**TASK INSTRUCTIONS**:
Leave out the images; return the rest of the data exactly.

═════ DATA EXTRACT

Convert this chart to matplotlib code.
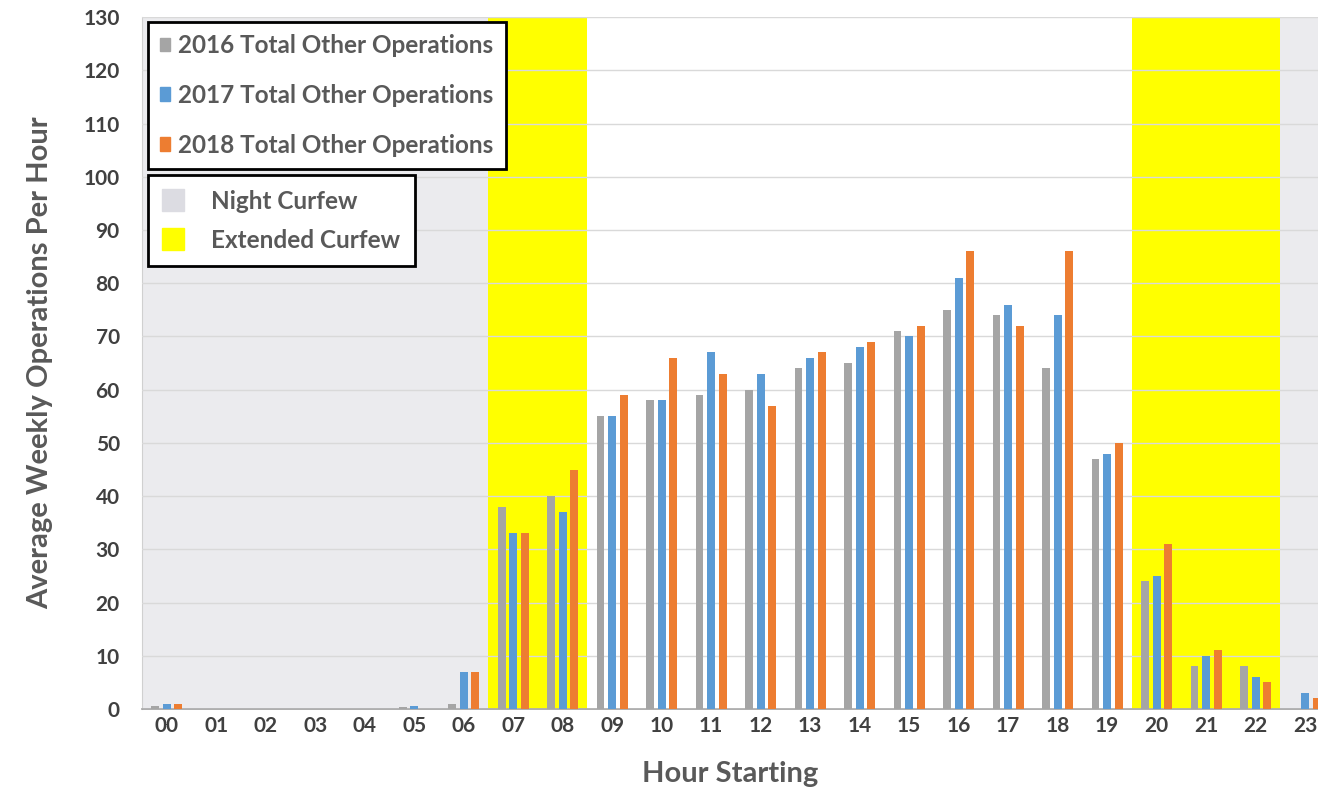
import matplotlib.pyplot as plt
from matplotlib.patches import Patch
import numpy as np

horas = ['00', '01', '02', '03', '04', '05', '06', '07', '08', '09', '10', '11',
         '12', '13', '14', '15', '16', '17', '18', '19', '20', '21', '22', '23']
ops_2016 = [0.5, 0, 0, 0, 0, 0.3, 1, 38, 40, 55, 58, 59, 60, 64, 65, 71, 75, 74, 64, 47, 24, 8, 8, 0]
ops_2017 = [1, 0, 0, 0, 0, 0.5, 7, 33, 37, 55, 58, 67, 63, 66, 68, 70, 81, 76, 74, 48, 25, 10, 6, 3]
ops_2018 = [1, 0, 0, 0, 0, 0, 7, 33, 45, 59, 66, 63, 57, 67, 69, 72, 86, 72, 86, 50, 31, 11, 5, 2]

# faixas de toque de recolher (inicio, fim) em horas
noturno = [(-0.5, 6.5), (22.5, 23.5)]
estendido = [(6.5, 8.5), (19.5, 22.5)]

cinza = '#A5A5A5'
azul = '#5B9BD5'
laranja = '#ED7D31'
cor_noite = '#EBEBEE'
amarelo = '#FFFF00'
texto = '#595959'

plt.rcParams['font.family'] = ['Lato', 'DejaVu Sans']

fig = plt.figure(figsize=(13.18, 7.99), dpi=100)
ax = fig.add_axes([0.1077, 0.1126, 0.8923, 0.866])

for a, b in noturno:
    ax.axvspan(a, b, color=cor_noite, zorder=1.5, lw=0)
for a, b in estendido:
    ax.axvspan(a, b, color=amarelo, zorder=0, lw=0)

x = np.arange(len(horas))
largura = 0.16
passo = 0.235
ax.bar(x - passo, ops_2016, largura, color=cinza, zorder=3)
ax.bar(x, ops_2017, largura, color=azul, zorder=3)
ax.bar(x + passo, ops_2018, largura, color=laranja, zorder=3)

ax.set_xlim(-0.5, 23.26)
ax.set_ylim(0, 130)
ax.set_yticks(range(0, 131, 10))
ax.set_xticks(x)
ax.set_xticklabels(horas)
ax.yaxis.grid(True, color='#D9D9D9', lw=1, zorder=1)
ax.set_axisbelow(False)
for s in ['top', 'right']:
    ax.spines[s].set_visible(False)
ax.spines['left'].set_color('#D0D0D0')
ax.spines['bottom'].set_color('#A0A0A0')
ax.spines['bottom'].set_linewidth(1.2)
ax.tick_params(length=0, labelsize=15, colors='#404040')
ax.tick_params(axis='y', pad=16)
ax.tick_params(axis='x', pad=5)
for t in ax.get_xticklabels() + ax.get_yticklabels():
    t.set_fontweight('bold')

ax.set_ylabel('Average Weekly Operations Per Hour', fontsize=21, fontweight='bold',
              color=texto, labelpad=22)
ax.set_xlabel('Hour Starting', fontsize=21, fontweight='bold', color=texto, labelpad=18)

h1 = [Patch(color=cinza), Patch(color=azul), Patch(color=laranja)]
l1 = ['2016 Total Other Operations', '2017 Total Other Operations', '2018 Total Other Operations']
leg1 = ax.legend(h1, l1, loc='upper left', bbox_to_anchor=(0.005, 0.993),
                 prop={'weight': 'bold', 'size': 17.5}, handlelength=0.4, handleheight=0.5,
                 handletextpad=0.35, labelspacing=1.1, fancybox=False, framealpha=1,
                 edgecolor='black', borderpad=0.5, borderaxespad=0)
leg1.get_frame().set_linewidth(2)
for t in leg1.get_texts():
    t.set_color(texto)
ax.add_artist(leg1)

h2 = [Patch(color='#DCDCE2'), Patch(color=amarelo)]
l2 = ['Night Curfew', 'Extended Curfew']
leg2 = ax.legend(h2, l2, loc='upper left', bbox_to_anchor=(0.005, 0.772),
                 prop={'weight': 'bold', 'size': 17.5}, handlelength=0.9, handleheight=1.0,
                 handletextpad=1.1, labelspacing=0.65, fancybox=False, framealpha=1,
                 edgecolor='black', borderpad=0.6, borderaxespad=0)
leg2.get_frame().set_linewidth(2)
for t in leg2.get_texts():
    t.set_color(texto)
leg1.set_zorder(5)
leg2.set_zorder(5)

fig.savefig('out.png', dpi=100)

══════════

**WRITTEN ANSWER**:
Convert this chart to matplotlib code.
import matplotlib.pyplot as plt
from matplotlib.patches import Patch
import numpy as np

horas = ['00', '01', '02', '03', '04', '05', '06', '07', '08', '09', '10', '11',
         '12', '13', '14', '15', '16', '17', '18', '19', '20', '21', '22', '23']
ops_2016 = [0.5, 0, 0, 0, 0, 0.3, 1, 38, 40, 55, 58, 59, 60, 64, 65, 71, 75, 74, 64, 47, 24, 8, 8, 0]
ops_2017 = [1, 0, 0, 0, 0, 0.5, 7, 33, 37, 55, 58, 67, 63, 66, 68, 70, 81, 76, 74, 48, 25, 10, 6, 3]
ops_2018 = [1, 0, 0, 0, 0, 0, 7, 33, 45, 59, 66, 63, 57, 67, 69, 72, 86, 72, 86, 50, 31, 11, 5, 2]

# faixas de toque de recolher (inicio, fim) em horas
noturno = [(-0.5, 6.5), (22.5, 23.5)]
estendido = [(6.5, 8.5), (19.5, 22.5)]

cinza = '#A5A5A5'
azul = '#5B9BD5'
laranja = '#ED7D31'
cor_noite = '#EBEBEE'
amarelo = '#FFFF00'
texto = '#595959'

plt.rcParams['font.family'] = ['Lato', 'DejaVu Sans']

fig = plt.figure(figsize=(13.18, 7.99), dpi=100)
ax = fig.add_axes([0.1077, 0.1126, 0.8923, 0.866])

for a, b in noturno:
    ax.axvspan(a, b, color=cor_noite, zorder=1.5, lw=0)
for a, b in estendido:
    ax.axvspan(a, b, color=amarelo, zorder=0, lw=0)

x = np.arange(len(horas))
largura = 0.16
passo = 0.235
ax.bar(x - passo, ops_2016, largura, color=cinza, zorder=3)
ax.bar(x, ops_2017, largura, color=azul, zorder=3)
ax.bar(x + passo, ops_2018, largura, color=laranja, zorder=3)

ax.set_xlim(-0.5, 23.26)
ax.set_ylim(0, 130)
ax.set_yticks(range(0, 131, 10))
ax.set_xticks(x)
ax.set_xticklabels(horas)
ax.yaxis.grid(True, color='#D9D9D9', lw=1, zorder=1)
ax.set_axisbelow(False)
for s in ['top', 'right']:
    ax.spines[s].set_visible(False)
ax.spines['left'].set_color('#D0D0D0')
ax.spines['bottom'].set_color('#A0A0A0')
ax.spines['bottom'].set_linewidth(1.2)
ax.tick_params(length=0, labelsize=15, colors='#404040')
ax.tick_params(axis='y', pad=16)
ax.tick_params(axis='x', pad=5)
for t in ax.get_xticklabels() + ax.get_yticklabels():
    t.set_fontweight('bold')

ax.set_ylabel('Average Weekly Operations Per Hour', fontsize=21, fontweight='bold',
              color=texto, labelpad=22)
ax.set_xlabel('Hour Starting', fontsize=21, fontweight='bold', color=texto, labelpad=18)

h1 = [Patch(color=cinza), Patch(color=azul), Patch(color=laranja)]
l1 = ['2016 Total Other Operations', '2017 Total Other Operations', '2018 Total Other Operations']
leg1 = ax.legend(h1, l1, loc='upper left', bbox_to_anchor=(0.005, 0.993),
                 prop={'weight': 'bold', 'size': 17.5}, handlelength=0.4, handleheight=0.5,
                 handletextpad=0.35, labelspacing=1.1, fancybox=False, framealpha=1,
                 edgecolor='black', borderpad=0.5, borderaxespad=0)
leg1.get_frame().set_linewidth(2)
for t in leg1.get_texts():
    t.set_color(texto)
ax.add_artist(leg1)

h2 = [Patch(color='#DCDCE2'), Patch(color=amarelo)]
l2 = ['Night Curfew', 'Extended Curfew']
leg2 = ax.legend(h2, l2, loc='upper left', bbox_to_anchor=(0.005, 0.772),
                 prop={'weight': 'bold', 'size': 17.5}, handlelength=0.9, handleheight=1.0,
                 handletextpad=1.1, labelspacing=0.65, fancybox=False, framealpha=1,
                 edgecolor='black', borderpad=0.6, borderaxespad=0)
leg2.get_frame().set_linewidth(2)
for t in leg2.get_texts():
    t.set_color(texto)
leg1.set_zorder(5)
leg2.set_zorder(5)

fig.savefig('out.png', dpi=100)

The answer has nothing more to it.